Alors, là, je suis déçu par ce discours étatiste et socialiste.
Le problème venant selon moi d’un excès du poids de l’état et de ses interventions dans l’économie.
Comme pour Michelin à Vannes, les causes sont a rechercher du coté du poids de la règlementation et de la fiscalité.
Tant que ces causes ne seront pas réglées, nous continuerons à voir la France se désindustrialiser, quels que soient les mérites des travailleurs, bretons ou non.
La SBFM crée suite a la fermeture des forges n a jamais été viable et vit de subventions , c est la CGT qui dirige (mal) cette usine !
Le Drian, sauveur de l’industrie bretonne, la bonne blague ….
Ministre de la défense pendant cinq ans (de 2012 à 2017), il n’a pas fait de miracles, vu l’état de notre armée.
Sa mission au Liban comme envoyé personnel d’Emmanuel Macron n’a pas marqué les esprits.
Il faut espérer qu’ en tant que que président de l’agence de développement de la région Saoudienne d’ AL-Ula, il fasse mieux.
Arrêtons de croire aux hommes providentiels
« … le rôle de Renault est stratégique puisqu’il représente 95 % des pièces sorties de FDB… »

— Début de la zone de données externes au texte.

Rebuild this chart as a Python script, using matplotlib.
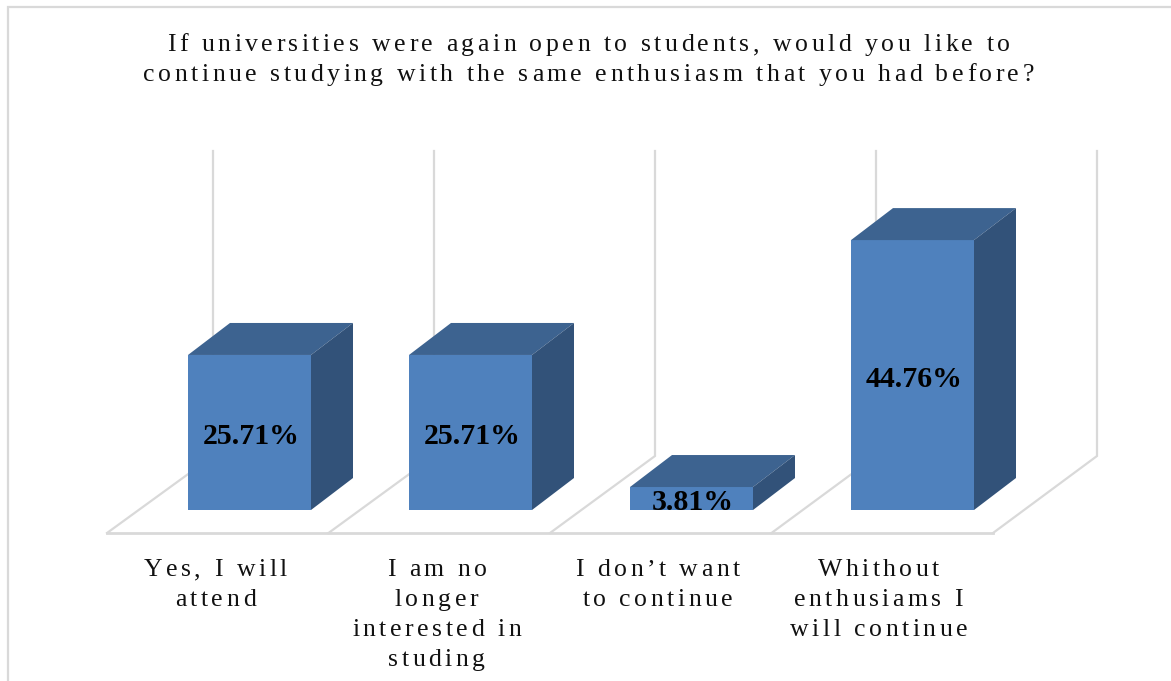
import matplotlib
matplotlib.use("Agg")
import matplotlib.pyplot as plt
from matplotlib.patches import Polygon
from matplotlib.text import Text
from matplotlib.transforms import Bbox

title_text = ("If universities were again open to students, would you like to\n"
              "continue studying with the same enthusiasm that you had before?")
categories = ["Yes, I will\nattend",
              "I am no\nlonger\ninterested in\nstuding",
              "I don\u2019t want\nto continue",
              "Whithout\nenthusiams I\nwill continue"]
values = [25.71, 25.71, 3.81, 44.76]

FRONT = "#4F81BD"
TOP = "#3D6390"
SIDE = "#325279"
GRID = "#D9D9D9"

# pixels per category and per percentage point
PX_X = 221.0
PX_Y = 6.03
X0_PX = 249.5
Y0_PX = 510.0
W, H = 1171, 681

BAR_W = 123 / PX_X
DEPTH_X = 42 / PX_X
DEPTH_Y = 32 / PX_Y


def xd(px):
    return (px - X0_PX) / PX_X


def yd(px):
    return (Y0_PX - px) / PX_Y


class SpacedText(Text):
    """Text drawn glyph by glyph with extra tracking, lines centred on x."""

    def __init__(self, x, y, text, tracking=3.0, line_px=30.0, **kwargs):
        super().__init__(x, y, text, ha="center", va="baseline", **kwargs)
        self.tracking = tracking
        self.line_px = line_px

    def _advances(self, renderer, line):
        prop = self.get_fontproperties()
        bar = renderer.get_text_width_height_descent("|", prop, False)[0]
        return [renderer.get_text_width_height_descent(c + "|", prop, False)[0] - bar + self.tracking
                for c in line]

    def draw(self, renderer):
        cx, cy = self.get_transform().transform(self.get_position())
        gc = renderer.new_gc()
        gc.set_foreground(self.get_color())
        gc.set_antialiased(True)
        prop = self.get_fontproperties()
        canvas_h = self.get_figure().bbox.height
        for i, line in enumerate(self.get_text().split("\n")):
            adv = self._advances(renderer, line)
            x = cx - (sum(adv) - self.tracking) / 2
            y = canvas_h - (cy - i * self.line_px)
            for ch, a in zip(line, adv):
                if ch != " ":
                    renderer.draw_text(gc, x, y, ch, prop, 0)
                x += a
        gc.restore()

    def get_window_extent(self, renderer=None, dpi=None):
        if renderer is None:
            renderer = self.get_figure().canvas.get_renderer()
        lines = self.get_text().split("\n")
        width = max(sum(self._advances(renderer, ln)) for ln in lines)
        cx, cy = self.get_transform().transform(self.get_position())
        return Bbox.from_extents(cx - width / 2, cy - self.line_px * (len(lines) - 1) - 6,
                                 cx + width / 2, cy + self.line_px * 0.7)


fig = plt.figure(figsize=(W / 100, H / 100), dpi=100, facecolor="white")
ax = fig.add_axes([0, 0, 1, 1])
ax.set_xlim(xd(0), xd(W))
ax.set_ylim(yd(H), yd(0))
ax.axis("off")

positions = list(range(len(categories)))

# chart frame, only the top and left edges show
ax.plot([xd(8), xd(8), xd(W)], [yd(H), yd(6.5), yd(6.5)],
        color=GRID, lw=1.6, zorder=1, solid_joinstyle="miter")

# floor and back wall of the 3D box
ax.plot([xd(107), xd(993)], [yd(533), yd(533)], color=GRID, lw=2, zorder=1)
for i in range(5):
    x_front = xd(107 + i * 221.5)
    x_back = xd(213 + i * 221)
    ax.plot([x_front, x_back, x_back], [yd(533), yd(456), yd(151)],
            color=GRID, lw=1.6, zorder=1, solid_joinstyle="miter")

# 3D bars: the front face from ax.bar, top and side as polygons
ax.bar(positions, values, width=BAR_W, color=FRONT, zorder=3)
for pos, val in zip(positions, values):
    left, right = pos - BAR_W / 2, pos + BAR_W / 2
    ax.add_patch(Polygon([(left, val), (right, val),
                          (right + DEPTH_X, val + DEPTH_Y), (left + DEPTH_X, val + DEPTH_Y)],
                         facecolor=TOP, edgecolor="none", zorder=3))
    ax.add_patch(Polygon([(right, 0), (right, val),
                          (right + DEPTH_X, val + DEPTH_Y), (right + DEPTH_X, DEPTH_Y)],
                         facecolor=SIDE, edgecolor="none", zorder=3))
    ax.annotate(f"{val:.2f}%", xy=(pos, val / 2), xytext=(1, -3), textcoords="offset points",
                ha="center", va="center", family="Liberation Serif", fontweight="bold",
                fontsize=21.5, color="black", zorder=4)

# title and category labels, first baselines given through the same scales
ax.add_artist(SpacedText(xd(588.5), yd(51), title_text,
                         tracking=3.5, line_px=30, family="Liberation Serif",
                         fontsize=18.5, color="#111111", transform=ax.transData, zorder=5))
for pos, label in zip(positions, categories):
    ax.add_artist(SpacedText(pos + xd(215.5), yd(576), label,
                             tracking=3.5, line_px=30, family="Liberation Serif",
                             fontsize=18.5, color="#111111", transform=ax.transData, zorder=5))

fig.savefig("out.png", dpi=100)
plt.close(fig)
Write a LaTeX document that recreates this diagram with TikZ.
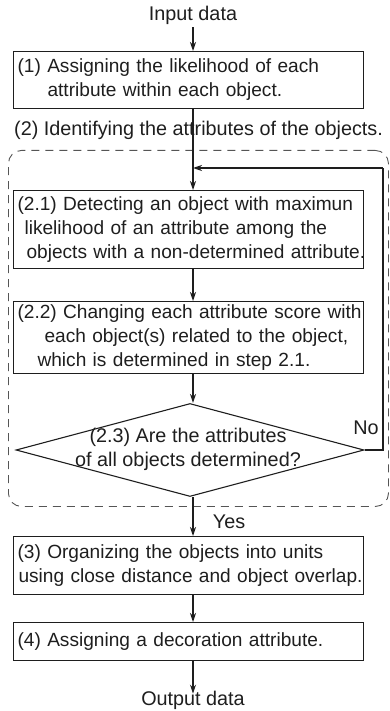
\documentclass[tikz,border=0pt]{standalone}
\usepackage{fontspec}
\setmainfont{Liberation Sans}
\usetikzlibrary{arrows.meta,shapes.geometric}
\definecolor{ink}{HTML}{1E1E1E}
\definecolor{dashgray}{HTML}{555555}
\newcommand{\boxline}[2][0pt]{\hspace*{#1}\mbox{#2}}
\tikzset{
  every node/.style={text=ink},
  txt/.style={font=\fontsize{19.8}{24}\selectfont, inner sep=0pt},
  stepbox/.style={draw=ink, line width=1.1pt, anchor=north west, text width=342pt,
    inner xsep=4pt, inner ysep=0pt, align=left, font=\fontsize{19.1}{24}\selectfont},
  dia/.style={draw=ink, line width=1.1pt, diamond, minimum width=348pt, minimum height=93pt, inner sep=0pt},
  arr/.style={draw=ink, line width=1.1pt, -{Stealth[length=9pt,width=6pt]}},
  lnk/.style={draw=ink, line width=1.1pt},
  grp/.style={draw=dashgray, line width=0.9pt, dash pattern=on 8pt off 6pt, rounded corners=13pt}
}
\begin{document}
\begin{tikzpicture}[x=1pt,y=-1pt]
\useasboundingbox (0,0) rectangle (389,711);
% group
\node[grp, anchor=north west, minimum width=380pt, minimum height=356pt, inner sep=0pt] (grp) at (8,150) {};
\node[txt, anchor=west] (lab2) at (14,130) {(2) Identifying the attributes of the objects.};
% texts
\node[txt] (in) at (193,15) {Input data};
\node[txt] (out) at (193,700) {Output data};
% boxes
\node[stepbox, minimum height=57pt] (b1) at (13,51) {\boxline{(1) Assigning the likelihood of each}\\\boxline[30pt]{attribute within each object.}};
\node[stepbox, minimum height=78pt] (b21) at (13,190) {\boxline{(2.1) Detecting an object with maximun}\\\boxline[7pt]{likelihood of an attribute among the}\\\boxline[9pt]{objects with a non-determined attribute.}};
\node[stepbox, minimum height=72pt] (b22) at (13,301) {\boxline{(2.2) Changing each attribute score with}\\\boxline[27pt]{each object(s) related to the object,}\\\boxline[20pt]{which is determined in step 2.1.}};
\node[dia] (d) at (190,450) {};
\node[txt, align=center] (dt) at (188,449) {(2.3) Are the attributes\\of all objects determined?};
\node[stepbox, minimum height=58pt] (b3) at (13,536) {\boxline{(3) Organizing the objects into units}\\\boxline[1pt]{using close distance and object overlap.}};
\node[stepbox, minimum height=38pt] (b4) at (13,622) {\boxline{(4) Assigning a decoration attribute.}};
\node[txt] (no) at (366,428) {No};
\node[txt] (yes) at (229,522) {Yes};
% helper coordinates
\coordinate (cx) at (193,0);
\coordinate (j) at (193,168);
\coordinate (lp1) at (383,450);
\coordinate (lp2) at (383,168);
% connectors
\draw[arr] (in.south -| cx) ++(0,3) -- (b1.north -| cx);
\draw[arr] (b1.south -| cx) -- (b21.north -| cx);
\draw[arr] (b21.south -| cx) -- (b22.north -| cx);
\draw[arr] (b22.south -| cx) -- (d.north -| cx);
\draw[arr] (d.south -| cx) -- (b3.north -| cx);
\draw[arr] (b3.south -| cx) -- (b4.north -| cx);
\draw[arr] (b4.south -| cx) -- ([yshift=-3pt]out.north -| cx);
\draw[lnk] (d.east) -- (lp1) -- (lp2);
\draw[arr] (lp2) -- (j);
\end{tikzpicture}
\end{document}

si cest effectivement le cas, il sagit d’un abus de dépendance économique et des recours sont possibles pour FDB
Très mauvais article : on croirait lire Ouest-France. Comme dit précédemment, la Fonderie de Bretagne est effectivement dirigée par la CGT et son Secrétaire Général local Maël Le Goff. Contrairement à ce qu’il laisse entendre, le Parti n’est pas contre le Capital quand ce dernier lui revient et il sait très bien coopérer avec les fonds d’investissement : 14 millions + 1 million + 35 millions + 28 autres en 2023 + 0 € pour les fonds d’investissement. Seuls nos décideurs publics sont capables d’une telle expertise ! Ne confondons pas investissements et dons. Les fonds d’investissement sont d’excellents collecteurs de dons. Tous ces millions auraient pu créer plus de 300 emplois, fort rentables au demeurant.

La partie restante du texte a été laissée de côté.